* THE REQUEST *
Give every line from the entries that contains "Python".
* Begin LISTED ENTRIES *
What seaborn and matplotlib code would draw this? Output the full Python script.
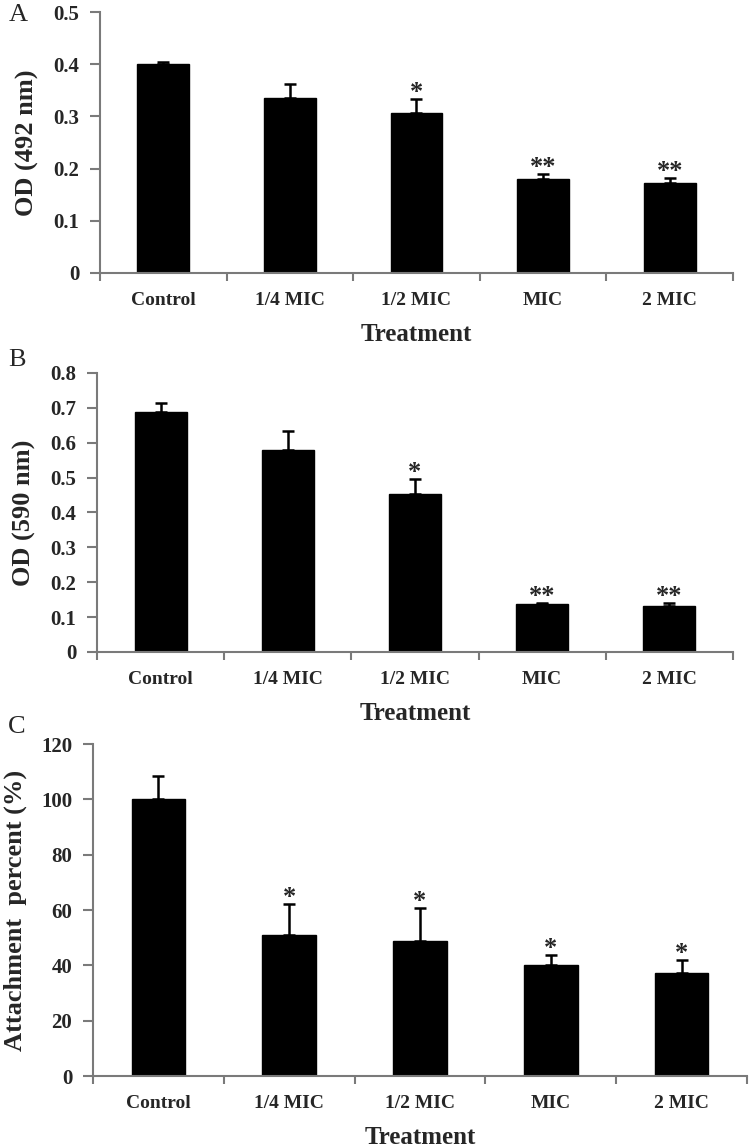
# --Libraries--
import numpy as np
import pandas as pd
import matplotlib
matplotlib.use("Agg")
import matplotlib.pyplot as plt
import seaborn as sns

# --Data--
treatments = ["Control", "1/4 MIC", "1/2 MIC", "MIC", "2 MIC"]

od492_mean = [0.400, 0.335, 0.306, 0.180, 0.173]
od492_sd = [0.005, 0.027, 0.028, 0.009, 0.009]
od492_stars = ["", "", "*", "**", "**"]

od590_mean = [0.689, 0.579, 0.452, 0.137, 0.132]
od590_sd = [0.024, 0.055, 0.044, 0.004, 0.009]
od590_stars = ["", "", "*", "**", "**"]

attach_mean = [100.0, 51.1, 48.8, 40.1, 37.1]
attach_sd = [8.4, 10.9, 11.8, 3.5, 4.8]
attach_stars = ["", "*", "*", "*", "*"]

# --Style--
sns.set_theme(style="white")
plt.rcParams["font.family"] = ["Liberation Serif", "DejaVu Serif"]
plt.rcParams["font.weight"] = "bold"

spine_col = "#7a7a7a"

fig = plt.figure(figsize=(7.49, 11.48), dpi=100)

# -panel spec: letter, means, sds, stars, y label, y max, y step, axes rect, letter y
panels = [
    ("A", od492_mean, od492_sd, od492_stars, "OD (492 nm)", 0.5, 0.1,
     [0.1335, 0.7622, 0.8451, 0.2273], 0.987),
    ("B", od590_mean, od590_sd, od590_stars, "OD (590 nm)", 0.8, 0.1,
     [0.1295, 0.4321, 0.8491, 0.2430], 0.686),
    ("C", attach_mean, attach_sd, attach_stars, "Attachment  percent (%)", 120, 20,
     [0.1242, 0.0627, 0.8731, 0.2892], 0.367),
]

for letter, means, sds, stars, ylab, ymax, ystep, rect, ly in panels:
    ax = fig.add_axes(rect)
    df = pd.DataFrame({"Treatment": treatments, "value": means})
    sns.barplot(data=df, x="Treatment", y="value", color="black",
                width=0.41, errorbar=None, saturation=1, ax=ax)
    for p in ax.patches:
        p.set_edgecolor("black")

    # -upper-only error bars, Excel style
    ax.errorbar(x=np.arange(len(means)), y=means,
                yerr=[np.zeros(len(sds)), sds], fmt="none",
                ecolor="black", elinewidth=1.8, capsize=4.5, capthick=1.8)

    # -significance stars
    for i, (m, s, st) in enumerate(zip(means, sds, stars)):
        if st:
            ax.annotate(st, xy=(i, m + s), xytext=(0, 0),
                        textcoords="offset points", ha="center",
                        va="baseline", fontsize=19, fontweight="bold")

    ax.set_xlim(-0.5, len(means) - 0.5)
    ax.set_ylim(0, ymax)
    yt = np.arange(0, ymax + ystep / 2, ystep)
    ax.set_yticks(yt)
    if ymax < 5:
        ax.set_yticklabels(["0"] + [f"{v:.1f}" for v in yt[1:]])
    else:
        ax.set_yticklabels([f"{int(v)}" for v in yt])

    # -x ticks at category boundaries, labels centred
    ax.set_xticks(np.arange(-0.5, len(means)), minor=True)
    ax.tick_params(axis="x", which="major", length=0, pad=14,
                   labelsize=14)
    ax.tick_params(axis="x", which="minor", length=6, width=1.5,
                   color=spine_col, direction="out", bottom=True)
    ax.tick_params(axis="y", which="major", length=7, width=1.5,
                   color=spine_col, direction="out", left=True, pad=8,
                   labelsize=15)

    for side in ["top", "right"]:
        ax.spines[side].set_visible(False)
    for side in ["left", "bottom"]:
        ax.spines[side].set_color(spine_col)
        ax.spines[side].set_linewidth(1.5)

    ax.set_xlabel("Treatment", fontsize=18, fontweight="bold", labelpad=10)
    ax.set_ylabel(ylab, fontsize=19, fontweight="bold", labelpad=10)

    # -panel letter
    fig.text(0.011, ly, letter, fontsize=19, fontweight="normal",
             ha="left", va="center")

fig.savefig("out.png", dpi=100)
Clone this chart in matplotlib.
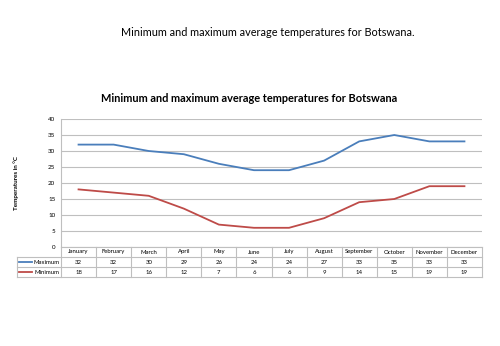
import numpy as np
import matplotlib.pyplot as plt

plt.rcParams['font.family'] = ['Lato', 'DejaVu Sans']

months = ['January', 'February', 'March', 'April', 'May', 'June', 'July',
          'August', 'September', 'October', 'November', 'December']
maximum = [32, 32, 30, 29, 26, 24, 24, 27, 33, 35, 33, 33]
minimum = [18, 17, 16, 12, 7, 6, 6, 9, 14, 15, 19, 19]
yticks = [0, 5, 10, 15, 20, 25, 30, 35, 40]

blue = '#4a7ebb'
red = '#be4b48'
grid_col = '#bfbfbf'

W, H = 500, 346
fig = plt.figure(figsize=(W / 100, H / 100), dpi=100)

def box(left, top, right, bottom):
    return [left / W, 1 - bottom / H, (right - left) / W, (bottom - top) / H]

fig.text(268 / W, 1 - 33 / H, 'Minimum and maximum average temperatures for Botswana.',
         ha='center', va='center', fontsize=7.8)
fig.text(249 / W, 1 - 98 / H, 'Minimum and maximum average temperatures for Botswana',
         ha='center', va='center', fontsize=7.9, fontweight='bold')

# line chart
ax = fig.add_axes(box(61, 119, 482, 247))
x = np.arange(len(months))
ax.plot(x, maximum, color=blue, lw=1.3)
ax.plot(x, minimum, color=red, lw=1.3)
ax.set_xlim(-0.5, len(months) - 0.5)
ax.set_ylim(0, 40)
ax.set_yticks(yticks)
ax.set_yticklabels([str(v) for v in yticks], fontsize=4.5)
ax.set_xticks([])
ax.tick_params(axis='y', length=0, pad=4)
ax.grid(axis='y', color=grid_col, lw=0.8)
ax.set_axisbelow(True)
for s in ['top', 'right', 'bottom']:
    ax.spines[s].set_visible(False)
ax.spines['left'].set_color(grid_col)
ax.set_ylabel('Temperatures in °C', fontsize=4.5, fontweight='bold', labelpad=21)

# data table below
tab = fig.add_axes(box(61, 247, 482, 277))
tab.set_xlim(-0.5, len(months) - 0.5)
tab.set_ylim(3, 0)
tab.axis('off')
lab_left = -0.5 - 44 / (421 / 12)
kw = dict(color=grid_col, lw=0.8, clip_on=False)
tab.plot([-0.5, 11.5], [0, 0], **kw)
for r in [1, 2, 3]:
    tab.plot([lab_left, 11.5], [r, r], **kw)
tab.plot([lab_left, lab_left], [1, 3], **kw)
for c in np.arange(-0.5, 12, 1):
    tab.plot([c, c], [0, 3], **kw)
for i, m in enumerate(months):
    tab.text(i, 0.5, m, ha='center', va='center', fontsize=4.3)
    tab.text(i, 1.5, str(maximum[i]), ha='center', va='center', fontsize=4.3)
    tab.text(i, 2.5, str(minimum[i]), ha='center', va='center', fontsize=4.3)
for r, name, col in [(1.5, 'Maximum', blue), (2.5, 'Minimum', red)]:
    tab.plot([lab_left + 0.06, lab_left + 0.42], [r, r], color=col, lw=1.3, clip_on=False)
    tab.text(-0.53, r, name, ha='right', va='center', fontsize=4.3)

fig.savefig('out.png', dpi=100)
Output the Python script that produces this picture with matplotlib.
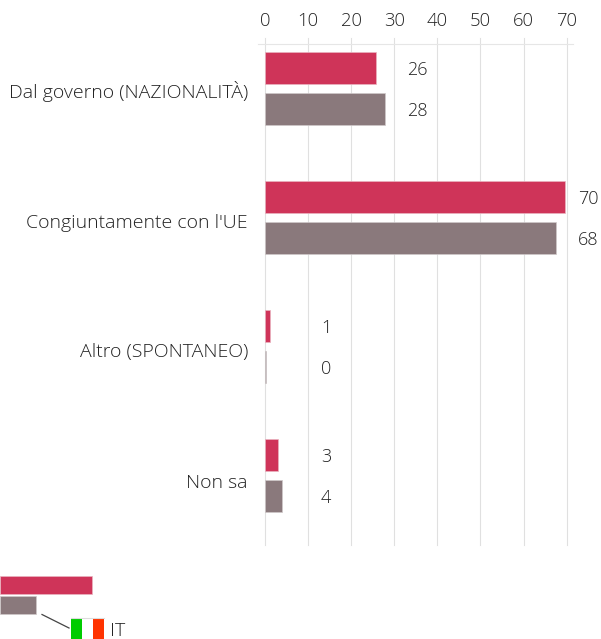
* End LISTED ENTRIES *
* OUTPUT OF THE TASK *
What seaborn and matplotlib code would draw this? Output the full Python script.
Output the Python script that produces this picture with matplotlib.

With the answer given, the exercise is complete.